Introduction
The page stealer (also called pageout daemon or pagedaemon, often process 2) is a kernel process that runs periodically to ensure there are enough free memory pages available. When memory runs low, it selects pages to remove from memory and write to disk, "stealing" them from processes.
When Does the Page Stealer Run?
- The kernel maintains two thresholds:
- lotsfree — the ideal number of free pages.
- minfree — the minimum acceptable number of free pages.
- The page stealer is activated when the number of free pages drops below
lotsfree. - It runs more aggressively as free pages approach
minfree. - It stops (goes to sleep) when enough pages have been freed.
Free Pages:
┌──────────────────────────────────────────────┐
│ minfree lotsfree │
│ ▼ ▼ │
│ ├───────────────┤ │
│ │ Page Stealer │ Page Stealer │
│ │ AGGRESSIVE │ ACTIVE │
│ │ ├──────────────────────────┤
│ │ │ Page Stealer SLEEPING │
└──────────────────────────────────────────────┘
Page Replacement Algorithm — Two-Handed Clock
The UNIX page stealer uses an enhanced version of the clock algorithm called the two-handed clock (or NRU — Not Recently Used) algorithm.
---
Basic Clock Algorithm (One Hand):
- All page frames are arranged in a circular list (like a clock).
- A single "hand" (pointer) sweeps around the clock.

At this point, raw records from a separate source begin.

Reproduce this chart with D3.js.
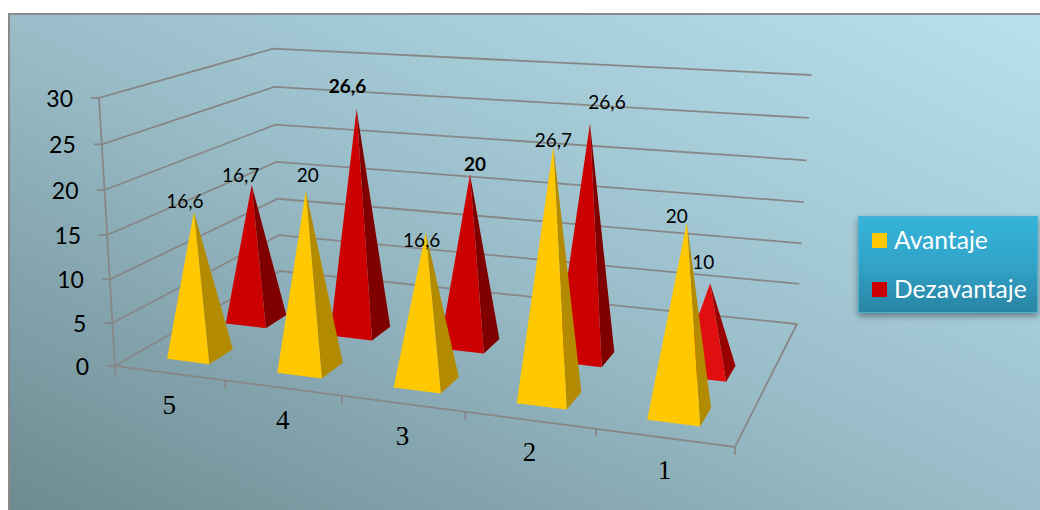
<!DOCTYPE html>
<html>
<head>
<meta charset="utf-8">
<style>
  html, body { margin: 0; padding: 0; background: #fff; }
  svg { display: block; }
</style>
<script src="https://cdn.jsdelivr.net/npm/d3@7"></script>
</head>
<body>
<div id="graph"></div>
<script>
// chart values
const categories = ["5", "4", "3", "2", "1"];
const seriesNames = ["Avantaje", "Dezavantaje"];
const avantaje = [16.6, 20, 16.6, 26.7, 20];
const dezavantaje = [16.7, 26.6, 20, 26.6, 10];
const valueTicks = [0, 5, 10, 15, 20, 25, 30];

const width = 1040, height = 510;

// unit cube -> screen, camera looking down at the box from the front
const cam = {
  xu: 520.9, xv: 225.3, xw: -20.4, x0: 115,
  yu: 20.7, yv: -36.6, yw: -272.4, y0: 366,
  du: -0.1348, dv: 0.2154, dw: -0.0444
};

function project(u, v, w) {
  const d = cam.du * u + cam.dv * v + cam.dw * w + 1;
  return [
    (cam.xu * u + cam.xv * v + cam.xw * w + cam.x0) / d,
    (cam.yu * u + cam.yv * v + cam.yw * w + cam.y0) / d
  ];
}

const x = d3.scaleBand().domain(categories).range([0, 1]).paddingInner(0.61).paddingOuter(0.305);
const z = d3.scaleBand().domain(seriesNames).range([0.1, 0.572]).paddingInner(0.6);
const y = d3.scaleLinear().domain([0, 30]).range([0, 1]);
const edge = d3.scaleLinear().domain([0, categories.length]).range([0, 1]);

const line = d3.line();

const svg = d3.select("#graph")
  .append("svg")
    .attr("width", width)
    .attr("height", height);

const defs = svg.append("defs");

const bg = defs.append("linearGradient")
    .attr("id", "bg")
    .attr("x1", 0).attr("y1", 1)
    .attr("x2", 1).attr("y2", 0);
bg.append("stop").attr("offset", 0).attr("stop-color", "#6e8a91");
bg.append("stop").attr("offset", 0.5).attr("stop-color", "#9abec9");
bg.append("stop").attr("offset", 1).attr("stop-color", "#b6e1ed");

const legendFill = defs.append("linearGradient")
    .attr("id", "legendFill")
    .attr("x1", 0).attr("y1", 0)
    .attr("x2", 0).attr("y2", 1);
legendFill.append("stop").attr("offset", 0).attr("stop-color", "#37b4da");
legendFill.append("stop").attr("offset", 0.5).attr("stop-color", "#31a3c8");
legendFill.append("stop").attr("offset", 1).attr("stop-color", "#2a84a3");

defs.append("filter")
    .attr("id", "legendShadow")
    .attr("x", "-10%").attr("y", "-10%")
    .attr("width", "120%").attr("height", "130%")
  .append("feDropShadow")
    .attr("dx", 0).attr("dy", 3)
    .attr("stdDeviation", 3)
    .attr("flood-color", "#000")
    .attr("flood-opacity", 0.4);

// panel, only its top and left edges fall inside the page
svg.append("rect")
    .attr("x", 9).attr("y", 14)
    .attr("width", width - 9).attr("height", height - 14)
    .attr("fill", "url(#bg)");

svg.append("path")
    .attr("d", line([[9, height], [9, 14], [width, 14]]))
    .attr("fill", "none")
    .attr("stroke", "#8a8a8a")
    .attr("stroke-width", 2);

// walls and floor
const gridColor = "#878787";
const grid = svg.append("g")
    .attr("fill", "none")
    .attr("stroke", gridColor)
    .attr("stroke-width", 1.8);

grid.selectAll(".wall")
  .data(valueTicks)
  .join("path")
    .attr("class", "wall")
    .attr("d", d => line([
      project(0, 0, y(d)),
      project(0, 1, y(d)),
      project(1, 1, y(d))
    ]));

grid.append("path")
    .attr("d", line([project(0, 0, 0), project(1, 0, 0), project(1, 1, 0)]));

grid.append("path")
    .attr("d", line([project(0, 0, 0), project(0, 0, 1)]));

grid.selectAll(".ytick")
  .data(valueTicks)
  .join("path")
    .attr("class", "ytick")
    .attr("d", d => {
      const p = project(0, 0, y(d));
      return line([[p[0] - 8, p[1]], p]);
    });

grid.selectAll(".xtick")
  .data(d3.range(categories.length + 1))
  .join("path")
    .attr("class", "xtick")
    .attr("d", d => {
      const p = project(edge(d), 0, 0);
      return line([p, [p[0], p[1] + 8]]);
    });

// value axis labels
svg.append("g")
    .attr("font-family", "Lato, sans-serif")
    .attr("font-size", 23)
    .attr("fill", "#000")
    .attr("text-anchor", "end")
  .selectAll("text")
  .data(valueTicks)
  .join("text")
    .attr("x", d => project(0, 0, y(d))[0] - 26)
    .attr("y", d => project(0, 0, y(d))[1] + 9)
    .text(d => d);

// category labels
svg.append("g")
    .attr("font-family", "'Liberation Serif', serif")
    .attr("font-size", 27)
    .attr("fill", "#000")
    .attr("text-anchor", "middle")
  .selectAll("text")
  .data(categories)
  .join("text")
    .attr("x", d => project(x(d) + x.bandwidth() / 2, 0, 0)[0])
    .attr("y", d => project(x(d) + x.bandwidth() / 2, 0, 0)[1] + 41)
    .text(d => d);

// one record per pyramid, reds first so the yellow ones sit in front of them
const red = { front: "#cc0000", side: "#800000" };
const redLast = { front: "#e00e0e", side: "#990000" };
const yellow = { front: "#ffc800", side: "#b38b00" };

// hand placed labels, offset from the pyramid tip
const nudgeRed = [[-11, -3], [-9, -16], [5, -3], [17, -15], [-7, -14]];
const nudgeYellow = [[-9, -4], [2, -9], [-4, 15], [0, 1], [-10, 1]];

const pyramids = [];
categories.forEach((c, i) => {
  pyramids.push({
    cat: c, series: seriesNames[1], value: dezavantaje[i],
    colors: c === "1" ? redLast : red,
    nudge: nudgeRed[i],
    bold: c === "4" || c === "3"
  });
});
categories.forEach((c, i) => {
  pyramids.push({
    cat: c, series: seriesNames[0], value: avantaje[i],
    colors: yellow,
    nudge: nudgeYellow[i],
    bold: false
  });
});

function corners(d) {
  const u0 = x(d.cat), u1 = u0 + x.bandwidth();
  const v0 = z(d.series), v1 = v0 + z.bandwidth();
  return {
    fl: project(u0, v0, 0),
    fr: project(u1, v0, 0),
    br: project(u1, v1, 0),
    apex: project((u0 + u1) / 2, (v0 + v1) / 2, y(d.value))
  };
}

const pyr = svg.append("g")
  .selectAll("g")
  .data(pyramids)
  .join("g");

pyr.append("path")
    .attr("fill", d => d.colors.side)
    .attr("d", d => {
      const c = corners(d);
      return line([c.fr, c.br, c.apex]) + "Z";
    });

pyr.append("path")
    .attr("fill", d => d.colors.front)
    .attr("d", d => {
      const c = corners(d);
      return line([c.fl, c.fr, c.apex]) + "Z";
    });

// data labels go on top of everything
svg.append("g")
    .attr("font-family", "Lato, sans-serif")
    .attr("font-size", 19)
    .attr("fill", "#000")
    .attr("text-anchor", "middle")
  .selectAll("text")
  .data(pyramids)
  .join("text")
    .attr("font-weight", d => d.bold ? "bold" : "normal")
    .attr("x", d => corners(d).apex[0] + d.nudge[0])
    .attr("y", d => corners(d).apex[1] + d.nudge[1])
    .text(d => String(d.value).replace(".", ","));

// legend
const legend = svg.append("g");

legend.append("rect")
    .attr("x", 858.5).attr("y", 216.5)
    .attr("width", 179).attr("height", 96)
    .attr("fill", "url(#legendFill)")
    .attr("stroke", "#4eb2d0")
    .attr("filter", "url(#legendShadow)");

const legendRow = d3.scaleOrdinal().domain(seriesNames).range([233, 282]);
const legendColor = d3.scaleOrdinal().domain(seriesNames).range([yellow.front, red.front]);

legend.selectAll(".swatch")
  .data(seriesNames)
  .join("rect")
    .attr("class", "swatch")
    .attr("x", 872)
    .attr("y", d => legendRow(d))
    .attr("width", 15).attr("height", 15)
    .attr("fill", d => legendColor(d));

legend.selectAll(".name")
  .data(seriesNames)
  .join("text")
    .attr("class", "name")
    .attr("x", 894)
    .attr("y", d => legendRow(d) + 16)
    .attr("font-family", "Lato, sans-serif")
    .attr("font-size", 24.6)
    .attr("fill", "#fff")
    .text(d => d);
</script>
</body>
</html>
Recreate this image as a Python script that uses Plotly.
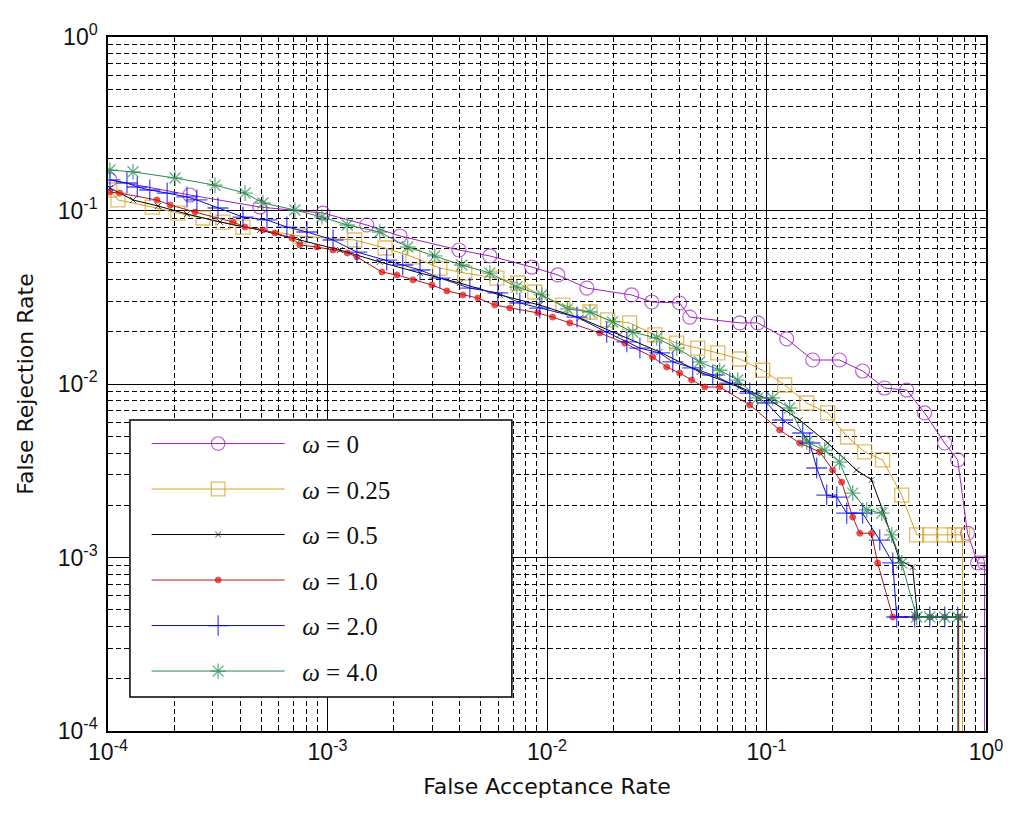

- At each frame, the hand checks the reference bit (R):
- If R = 1 → the page was recently used → clear R to 0, move to the next frame.
- If R = 0 → the page was NOT recently used → steal this page (candidate for removal).
---
Two-Handed Clock Algorithm (UNIX Enhancement):
UNIX uses two hands separated by a fixed distance (called handspread):
- Front Hand (Examiner): Sweeps ahead and clears the reference bit of each page.
- Back Hand (Stealer): Follows behind and checks the reference bit:
- If R = 0 → the page was NOT accessed between the two hand sweeps → steal it.
- If R = 1 → the page was accessed after the front hand cleared it → leave it.
Front Hand (clears R bits)
│
▼
┌───┬───┬───┬───┬───┬───┬───┬───┐
│ 0 │ 0 │ 1 │ 0 │ 0 │ 1 │ 0 │ 1 │ ← Reference bits
└───┴───┴───┴───┴───┴───┴───┴───┘
▲
│
Back Hand (steals pages with R=0)
◄── handspread ──►
Handspread:
- The distance (in pages) between the front and back hands.
- Larger handspread = more time for pages to be re-referenced → fewer pages stolen (conservative).
- Smaller handspread = less time → more pages stolen (aggressive).
- Tunable parameter.
---
What Happens When a Page is Stolen?
- Check the modify bit (M):
- If M = 0 (clean page) → the page can be simply freed (data already on disk or is a copy of the executable).
- If M = 1 (dirty page) → the page must be written to swap before freeing.
- The page frame is placed on the free list.
- The corresponding page table entry is updated:
- Valid bit is cleared (V = 0).
- Swap address is recorded.
- If the process accesses this page later, a page fault occurs, and the fault handler reloads the page (see next lesson).
Page Stealer Algorithm (Pseudocode)
page_stealer() {
loop forever {
sleep until free_pages < lotsfree;
while (free_pages < lotsfree) {
// Front hand
advance front_hand;
clear reference_bit of page at front_hand;
// Back hand (handspread behind front hand)
advance back_hand;
page = page at back_hand;
if (page.reference_bit == 0) {
if (page.modify_bit == 1) {
schedule page write to swap; // async I/O
}
free the page frame;
add frame to free list;
update page table entry;
free_pages++;
}
}
}
}
Page Reclaim (Optimization)
- When a page is freed, the frame goes to the free list BUT the data is not immediately erased.
- If the process faults on that page before the frame is reused, the kernel can reclaim the frame from the free list — no disk I/O needed!
- This significantly reduces disk I/O for pages that are freed and re-accessed quickly.
Summary
- The page stealer frees memory pages when the system is running low.
- It uses the two-handed clock algorithm: front hand clears reference bits, back hand steals pages not re-referenced.
- Clean pages are freed immediately; dirty pages are first written to swap.
- The handspread parameter controls how aggressively pages are stolen.
- Page reclaim avoids disk I/O for recently freed pages that are needed again.